A passion for silversmithing

STERLING SILVER : Noun, meaning silver of 92 and a quarter percent purity.....

Tuesday, 21 August 2012

Annealing and work-hardening sterling silver

Annealing silver is the process of heating the silver to make it soft enough to work with. You may have to anneal the silver several times during the making of a piece of jewellery, because working with the silver makes it hard again.

Most of the silver I buy from Cooksons comes ready annealed, but I still anneal it frequently during the making process using my gas torch. I move the torch over and over the surface of the silver as it goes from light whitey grey to dark grey and then glows pinky red. I don't cover my silver in flux before annealing as some do,  I just anneal it bare. As soon as I see it turn glowy pinky red, before it begins to melt, I pull the torch back and just maintain a gentle heat for about 30 seconds, then remove the torch and quench the silver in water. If it's the final anneal, I will then pickle it to remove the oxidization, otherwise I keep working and annealing and quenching it until I am finished, and then I pickle it.  I especially like to anneal a piece before I texture with a hammer, as the hammer marks are smoother and softer on annealed silver.

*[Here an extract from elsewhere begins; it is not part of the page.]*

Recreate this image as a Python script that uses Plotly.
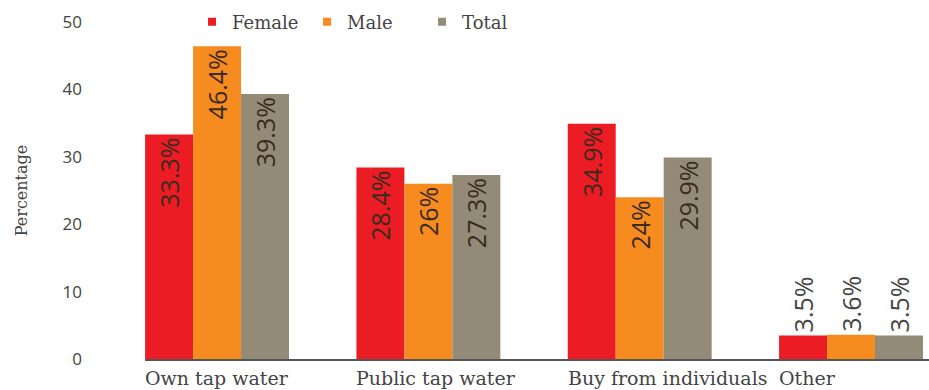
import plotly.graph_objects as go

categories = ["Own tap water", "Public tap water", "Buy from individuals", "Other"]
female = [33.3, 28.4, 34.9, 3.5]
male = [46.4, 26, 24, 3.6]
total = [39.3, 27.3, 29.9, 3.5]
series_names = ["Female", "Male", "Total"]
y_ticks = [0, 10, 20, 30, 40, 50]

colors = {"Female": "#EC1C24", "Male": "#F68B1F", "Total": "#938A78"}
SERIF = "DejaVu Serif"
SANS = "Open Sans"

fig = go.Figure()
for name, vals in zip(series_names, [female, male, total]):
    fig.add_trace(go.Bar(
        x=categories, y=vals, name=name,
        marker=dict(color=colors[name], line=dict(width=0)),
        text=[f"{v:g}%" for v in vals],
        textposition=["inside" if v > 10 else "outside" for v in vals],
        textangle=-90,
        insidetextanchor="end",
        constraintext="none",
        insidetextfont=dict(family=SANS, size=25, color="#3a2a20"),
        outsidetextfont=dict(family=SANS, size=25, color="#444444"),
        cliponaxis=False,
        showlegend=False,
    ))
    fig.add_trace(go.Scatter(
        x=[None], y=[None], mode="markers", name=name,
        marker=dict(symbol="square", size=8, color=colors[name]),
        showlegend=True,
    ))

for cat in categories:
    fig.add_annotation(
        x=cat, y=0, xref="x", yref="y", text=cat, showarrow=False,
        xanchor="left", yanchor="top", xshift=-74, yshift=-6,
        font=dict(family=SERIF, size=19, color="#444444"),
    )

fig.update_layout(
    width=929, height=390,
    margin=dict(l=145, r=0, t=22, b=31, autoexpand=False),
    plot_bgcolor="white", paper_bgcolor="white",
    barmode="group", bargap=0.319, bargroupgap=0,
    legend=dict(orientation="h", x=0.06, y=1.0, xanchor="left", yanchor="middle",
                font=dict(family=SERIF, size=18, color="#444444"),
                entrywidth=70, entrywidthmode="pixels",
                bgcolor="rgba(0,0,0,0)", tracegroupgap=0),
    xaxis=dict(range=[-0.341, 3.369], showticklabels=False, showline=True, automargin=False,
               linecolor="#555555", linewidth=1.5, ticks="", showgrid=False, zeroline=False),
    yaxis=dict(range=[0, 50], tickvals=y_ticks, showgrid=False, zeroline=False, automargin=False,
               showline=False, ticks="", ticklabelstandoff=62,
               tickfont=dict(family=SANS, size=17, color="#444444"),
               title=dict(text="Percentage", font=dict(family=SERIF, size=16, color="#444444"),
                          standoff=30)),
)

fig.write_html("out.html", config={"displayModeBar": False},
               post_script="document.body.style.margin='0';")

Working with the silver, that is hammering, sawing, bending, rolling, causes it to gradually harden again and this makes it less flexible. If you keep on working it without annealing it becomes brittle, and if you are bending or folding it again and again it will eventually crack and break, so frequent annealing is essential.
Sometimes a piece of silver becomes soft when you want it to be hard, and it can be too late in the making to work harden it some more. In these cases you can use a tumbler.

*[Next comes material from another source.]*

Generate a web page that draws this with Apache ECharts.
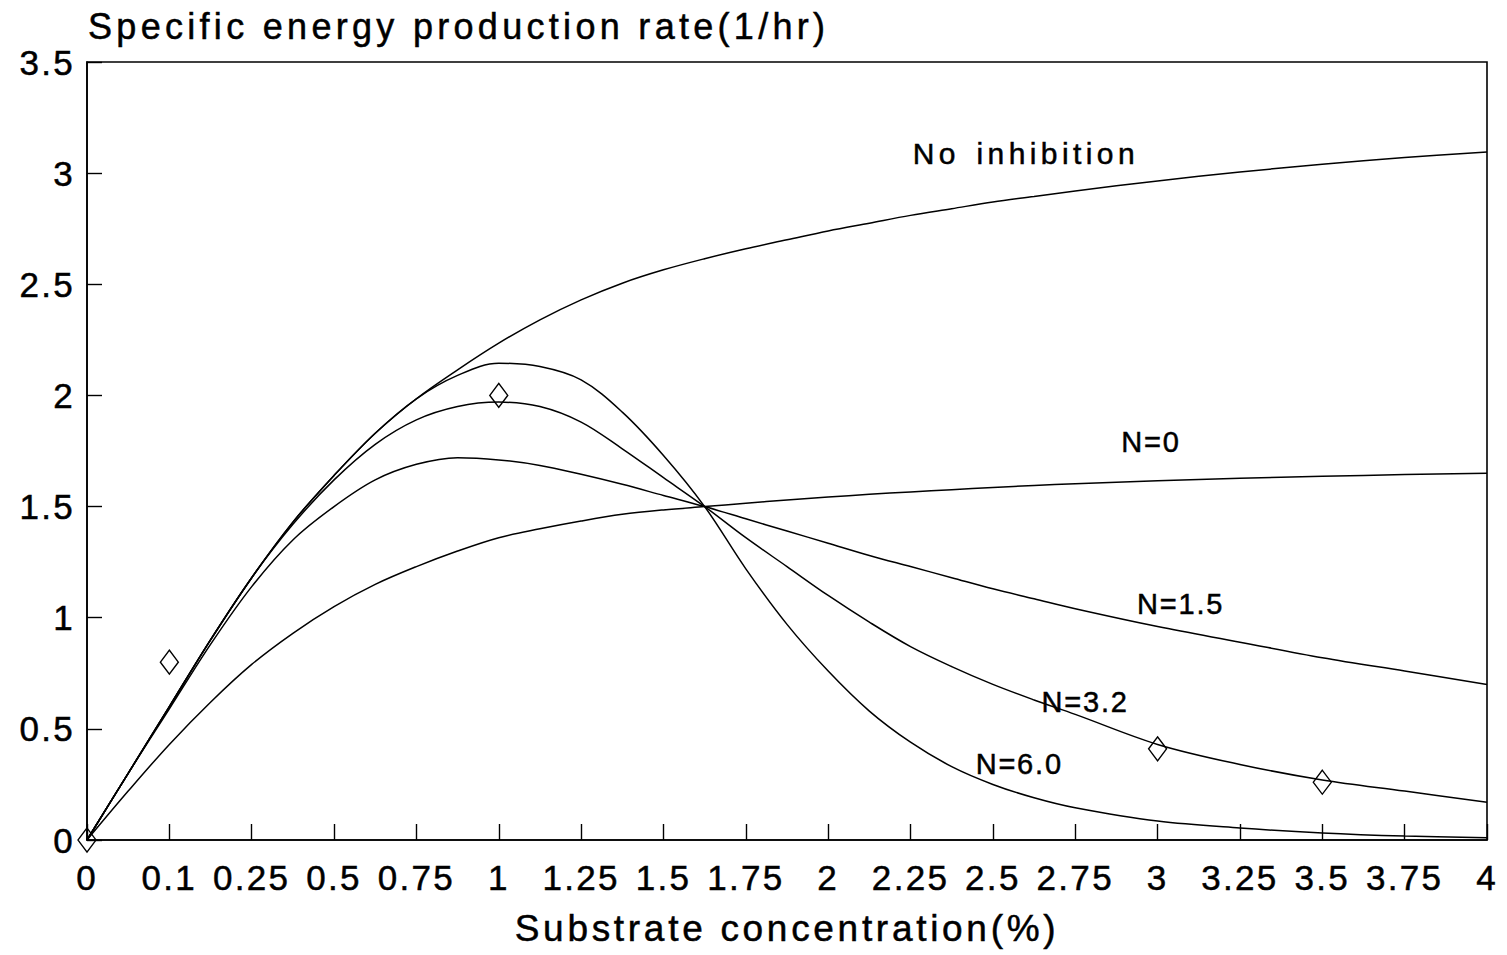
<!DOCTYPE html>
<html>
<head>
<meta charset="utf-8">
<title>Specific energy production rate</title>
<script src="https://cdn.jsdelivr.net/npm/echarts@6/dist/echarts.min.js"></script>
<style>
  html, body { margin: 0; padding: 0; background: #fff; }
  #chart { width: 1507px; height: 955px; }
  /* wide, typewriter-like lettering, slightly heavy strokes */
  #chart svg text { letter-spacing: 0.08em; stroke: #000; stroke-width: 0.5px; }
  #chart svg text[style*="36px"] { letter-spacing: 4.3px; }                  /* title */
  #chart svg text[style*="35px"] { letter-spacing: 2.3px; }                  /* tick labels */
  #chart svg text[style*="37px"] { letter-spacing: 3.7px; }                  /* axis name */
  #chart svg text[style*="30px"] { letter-spacing: 4.4px; word-spacing: 4px; } /* "No inhibition" */
  #chart svg text[style*="29px"] { letter-spacing: 1.8px; }                  /* N= captions */
</style>
</head>
<body>
<div id="chart"></div>
<script>
// Tick labels of the substrate axis (ticks are evenly spaced, values are not)
const tickLabels = ['0', '0.1', '0.25', '0.5', '0.75', '1', '1.25', '1.5', '1.75',
                    '2', '2.25', '2.5', '2.75', '3', '3.25', '3.5', '3.75', '4'];
const tickValues = tickLabels.map(Number);

// Substrate concentration (%) at which the model curves are sampled
const conc = [0, 0.05, 0.1, 0.175, 0.25, 0.375, 0.5, 0.625, 0.75, 0.875, 1, 1.125,
              1.25, 1.375, 1.5, 1.625, 1.75, 1.875, 2, 2.125, 2.25, 2.375, 2.5, 2.625,
              2.75, 3, 3.25, 3.5, 3.75, 4];

// Specific energy production rate (1/hr)
const noInhibition = [0, 0.30, 0.60, 0.90, 1.18, 1.43, 1.64, 1.83, 1.985, 2.115, 2.235, 2.34,
                      2.43, 2.505, 2.565, 2.615, 2.66, 2.70, 2.74, 2.775, 2.81, 2.84, 2.87, 2.895,
                      2.92, 2.965, 3.005, 3.04, 3.07, 3.095];
const rateN0 = [0, 0.22, 0.43, 0.62, 0.79, 0.93, 1.05, 1.15, 1.23, 1.30, 1.36, 1.40,
                1.435, 1.465, 1.485, 1.50, 1.515, 1.53, 1.543, 1.555, 1.566, 1.576, 1.586, 1.595,
                1.603, 1.616, 1.627, 1.636, 1.644, 1.65];
const rateN15 = [0, 0.30, 0.59, 0.88, 1.14, 1.35, 1.50, 1.62, 1.69, 1.72, 1.71, 1.685,
                 1.645, 1.60, 1.55, 1.50, 1.445, 1.39, 1.335, 1.28, 1.23, 1.18, 1.13, 1.085,
                 1.04, 0.96, 0.89, 0.82, 0.76, 0.70];
const rateN32 = [0, 0.30, 0.60, 0.90, 1.18, 1.42, 1.62, 1.78, 1.89, 1.95, 1.97, 1.95,
                 1.88, 1.76, 1.63, 1.50, 1.36, 1.23, 1.10, 0.98, 0.87, 0.78, 0.70, 0.63,
                 0.565, 0.43, 0.34, 0.27, 0.22, 0.17];
const rateN60 = [0, 0.30, 0.60, 0.90, 1.18, 1.43, 1.64, 1.83, 1.985, 2.09, 2.145, 2.13,
                 2.07, 1.925, 1.73, 1.50, 1.22, 0.97, 0.76, 0.58, 0.44, 0.33, 0.25, 0.19,
                 0.145, 0.085, 0.054, 0.032, 0.018, 0.01];

// Measured points
const measuredConc = [0, 0.1, 1, 3, 3.5];
const measuredRate = [0, 0.80, 2.00, 0.41, 0.26];

const FONT = '"Liberation Sans", Arial, Helvetica, sans-serif';

// Map a concentration onto the evenly spaced tick positions of the axis
function toPos(v) {
  for (let i = 0; i < tickValues.length - 1; i++) {
    if (v <= tickValues[i + 1]) {
      return i + (v - tickValues[i]) / (tickValues[i + 1] - tickValues[i]);
    }
  }
  return tickValues.length - 1;
}

function curve(name, rates) {
  return {
    type: 'line',
    name: name,
    data: conc.map((c, i) => [toPos(c), rates[i]]),
    smooth: 0.35,
    symbol: 'none',
    silent: true,
    lineStyle: { color: '#000', width: 1.5 },
    z: 2
  };
}

// Curve captions, anchored in data units (concentration, rate)
const captions = [
  { text: 'No inhibition', at: [2.60, 3.09], size: 30 },
  { text: 'N=0', at: [2.98, 1.79], size: 29 },
  { text: 'N=1.5', at: [3.07, 1.06], size: 29 },
  { text: 'N=3.2', at: [2.78, 0.62], size: 29 },
  { text: 'N=6.0', at: [2.58, 0.34], size: 29 }
];

const chart = echarts.init(document.getElementById('chart'), null, { renderer: 'svg' });

const option = {
  backgroundColor: '#fff',
  animation: false,
  textStyle: { fontFamily: FONT, color: '#000' },
  title: {
    text: 'Specific energy production rate(1/hr)',
    left: 88,
    top: 8,
    padding: 0,
    textStyle: { fontSize: 36, fontWeight: 'normal', color: '#000', fontFamily: FONT }
  },
  grid: {
    left: 87, right: 20, top: 62, bottom: 115,
    show: true, borderColor: '#000', borderWidth: 1.6,
    outerBoundsMode: 'none'
  },
  xAxis: {
    type: 'value',
    min: 0,
    max: tickLabels.length - 1,
    interval: 1,
    name: 'Substrate concentration(%)',
    nameLocation: 'middle',
    nameGap: 70,
    nameTextStyle: { fontSize: 37, color: '#000', fontFamily: FONT },
    axisLine: { lineStyle: { color: '#000', width: 1.6 } },
    axisTick: { inside: true, length: 16, lineStyle: { color: '#000', width: 1.4 } },
    axisLabel: {
      fontSize: 35, color: '#000', fontFamily: FONT, margin: 20,
      showMinLabel: true, showMaxLabel: true, hideOverlap: false,
      formatter: v => tickLabels[Math.round(v)]
    },
    splitLine: { show: false }
  },
  yAxis: {
    type: 'value',
    min: 0,
    max: 3.5,
    interval: 0.5,
    axisLine: { show: true, lineStyle: { color: '#000', width: 1.6 } },
    axisTick: { show: true, inside: true, length: 15, lineStyle: { color: '#000', width: 1.4 } },
    axisLabel: { fontSize: 35, color: '#000', fontFamily: FONT, margin: 12, hideOverlap: false },
    splitLine: { show: false }
  },
  series: [
    curve('No inhibition', noInhibition),
    curve('N=0', rateN0),
    curve('N=1.5', rateN15),
    curve('N=3.2', rateN32),
    curve('N=6.0', rateN60),
    {
      type: 'scatter',
      name: 'Measured',
      data: measuredConc.map((c, i) => [toPos(c), measuredRate[i]]),
      symbol: 'diamond',
      symbolSize: [18, 24],
      silent: true,
      itemStyle: { color: 'rgba(0,0,0,0)', borderColor: '#000', borderWidth: 1.4, opacity: 1 },
      z: 5
    }
  ]
};

chart.setOption(option);

chart.setOption({
  graphic: captions.map(c => {
    const p = chart.convertToPixel({ gridIndex: 0 }, [toPos(c.at[0]), c.at[1]]);
    return {
      type: 'text',
      x: p[0],
      y: p[1],
      silent: true,
      style: {
        text: c.text,
        fontSize: c.size,
        fontFamily: FONT,
        fill: '#000',
        align: 'center',
        verticalAlign: 'middle'
      }
    };
  })
});
</script>
</body>
</html>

For example, many of my rings have thin hammered shanks. I hammer the silver wire on my ring mandrel before I cut the final length as hammering stretches the wire and you can end up wasting precious millimetres.   Then I have to heat the piece to solder the join which can soften it again. Apart from hammering over the join, I don't want to hammer it anymore because it is now the size I want. Then I have to heat it again to attach the bezel or flower, or whatever else I am fixing to it. You can hammer it with a rawhide, or nylon mallet which will harden it a little, but not enough to make it hard-wearing. This is when a tumbler can be really useful.

Mine was given to me second hand by a friend. It's actually a National Geographic rock tumbler aimed at children, and came with little packets of sharp stones, gems and some polishing compounds

I bought some stainless steel shot,

and some soap flakes.....

....and used it for the first time last week. What a great little piece of kit! I put in a large handful of shot, enough water to cover it, half teaspoon of soap flakes and then whatever jewellery I want to harden or polish

 The hammered rings come out beautifully hardened and shiny after only 30 minutes tumbling. I keep it in the garage on the freezer where it can't drive anyone mad with its whirring noise. It doesn't have a short timer (only 1 day, 2 day etc) so I set the oven timer so that I don't forget about it. Because the shot is stainless steel it shouldn't rust and can be used again and again. 

I like to oxidize most of my jewellery with liver of sulphur so I do this after tumbling then hand polish afterwards.


  1. Very interesting - I enjoyed reading about annealing and I have always wondered what a tumbler looks like!

  2. Why do you quench the silver when annealing it? That hardens it. Quenching is how you temper soft metal. Better to let it cool slowly, surely.

    1. This is true for steel, but silver and copper don't work the same way. It is possible to heat harden silver and copper by heat soaking, but it is a long process. Merely heating to the annealing temperature to soften, and then working it to harden.

  3. PS: I like the tumbler idea. I figured it would be a better way to polish than jeweler's rouge but I never considered that it would work harden the pieces too. Good Kit Indeed.

  4. Quenching does not harden silver. Quench away.

  5. Quenching while hot IS how you temper soft (and hard) metals . . . which is the point. To temper it at lower temperatures softens it and make it less brittle. If you heat the metal above the critial point and quench it, THEN you end up hardening it with tempering/quenching.

  6. I'm confused by the terminology - when working with steel the structure changes above the critical temperature and if you quench it , you freeze the structure and harden it. You call tempering the process by which you heat the hardened metal to a precise fairly low temperature to reduce the brittleness and choose the right combination of ductility and hardness. If you heat above the critical temperature and cool slowly, you anneal the metal by letting the structure reform as it cools - this gives its softest condition.
    This suggests that you are either hardening or annealing the silver, not really tempering it at all.

    1. Steel behaves differently than silver or copper. Silver and copper are actually easier and more straightforward to work with. Heat to annealing temperature to soften, and then work to harden. The closest thing to tempering with silver and copper is the degree of hardness (dead soft, half hard, full hard). These terms don't really correlate with anything dealing with steel, though. Apples and oranges.